Not an Adjective By Julia Jarvis (Age 17)

As humans, we feel compelled to have some sort of obsession. Maybe it’s that hot, up-and-coming movie star you just saw on the big screen last weekend (because you have to admit, Ansel Elgort is gorgeous), or that body spray you bought at Bath and Body Works last summer (I, myself, have grown very fond of Paris Amour). Whatever your obsession, whether a person or a thing, you probably feel attached, buying all of his work or spraying it every day before you leave the house. You see, I have obsessions, too, but to me, the word ‘obsession’ means something completely different. To me, obsessive is the first word of my severe anxiety disorder: Obsessive Compulsive Disorder (OCD).
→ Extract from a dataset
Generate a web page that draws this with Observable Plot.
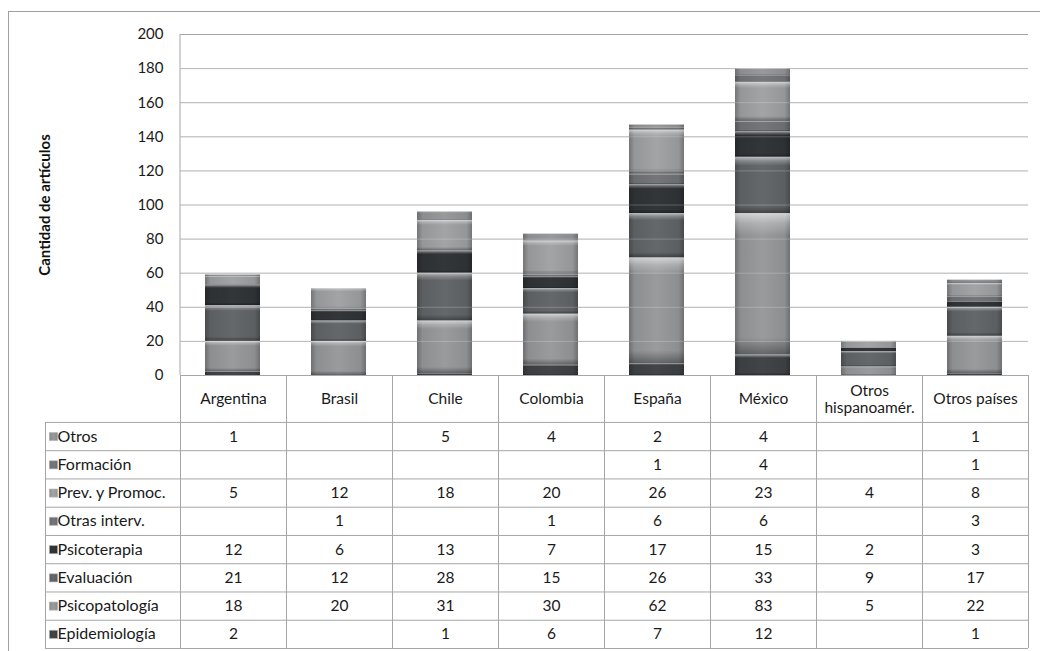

I’ve been made fun of before. I don’t touch doorknobs. I don’t use public restrooms (even when out of the house for fourteen plus hours). I wash my hands compulsively. “Oh, she is such a germaphobe.” “So if I poked you would you wash your arm?” “What if I hugged you? Would you have to take a shower?” When I’m out for lunch or dinner with friends, they see me pull out a wipe. And when I start to wash my hands for sometimes ten minutes straight, that’s when they judge. Some say, “Stop washing your hands!” I wish it were that easy. When I feel contaminated, I think that washing will help. It seldom does, but the thing is, the monster in my head is telling me that if I don’t scrub every little corner of my hands, I will get violently sick. It’s telling me, “You missed a spot,” while seemingly laughing at my insecurity. This monster picks at these things because he knows he will win.

It’s not just germs, though. No, it’s also checking, repeating, counting… I am obsessed with symmetry. Things have to be neat, stacked, and in the “correct” order. Whenever I am home alone, which let me assure you, is often, I check, and recheck, that all of the doors and windows are locked, even when I know for a fact they are. This doubting fear inside of me tells me, “If that door is unlocked, somebody will break in. And it will be your fault when the house gets robbed.” In spite of this, I do not live in a high crime area. In fact, I might even live in a no crime area. But that doesn’t stop my mind from wandering to the “what if’s,” worrying about this “danger” that isn’t actually there. It is this same doubt that forces me to lock the car doors while my mom runs into the drugstore to buy some Tic-Tacs. If I don’t, the anxiety will start munching at my brain, ultimately taking over my body.

I reread the same passage in a book several times, in fear that I omitted some words or missed something huge. I rewrite sentences: words: letters until they look perfect. Sometimes, when I feel that I did not say something correctly or I’m not sure if I said anything at all, I say the line over and over again until it feels right. What is perfect? What is right? My OCD knows, but I sure don’t.

Stemming off of this, there is the counting. For most people, the number ten is just that: the number ten. But for me, it holds this significance, and for this reason, I must perform certain actions in correlation to it. For instance, I wash my hands in groups of ten: ten seconds scrubbing with soap, ten seconds rinsing one hand, ten seconds rinsing the other, ten seconds drying…ten times. I shower in groups of ten. I make sure my walk from my room to the stairs is exactly ten steps. If it is more or less or forget to count, I have to turn around and start over.

I also have aggressive obsessions. I have visions that honestly freak me out. If I am holding a kitchen knife, I see myself impulsively hurting somebody in my family or dropping it on my cat, just because I can. I fear that I will punch a friend, not out of anger, but just because I can. After having these thoughts, I worry. In my mind, having a morbid thought is as brutal as committing the action itself. Although I do not have any intentions to harm a loved one, my OCD threatens me with the words, “Well, what if?”

Julia JarvisIt used to really bother me when people used the term OCD casually in a conversation – “I need to clean my desk. I am so OCD.” – and I’m not going to lie, it still does. OCD is notsynonymous with concerned. It is an actual chronic illness. And my disorder is not an adjective. I am not an adjective.

While there is so much that has been left unsaid, I feel that this is a start. My head is certainly not a happy place to arrange a home, but it is the only home I know. With any anxious thought, it is important to tell yourself, “I am having this thought. It is only a thought. I do not have to give it any power.” I talk back to myself to prove the anxiety wrong, using logic and facts to support. Exposure therapy is beyond agonizing, but I recognize it as obligatory. My OCD has helped me see that things never turn out as horrifically as I had once predicted. So… I am not ashamed.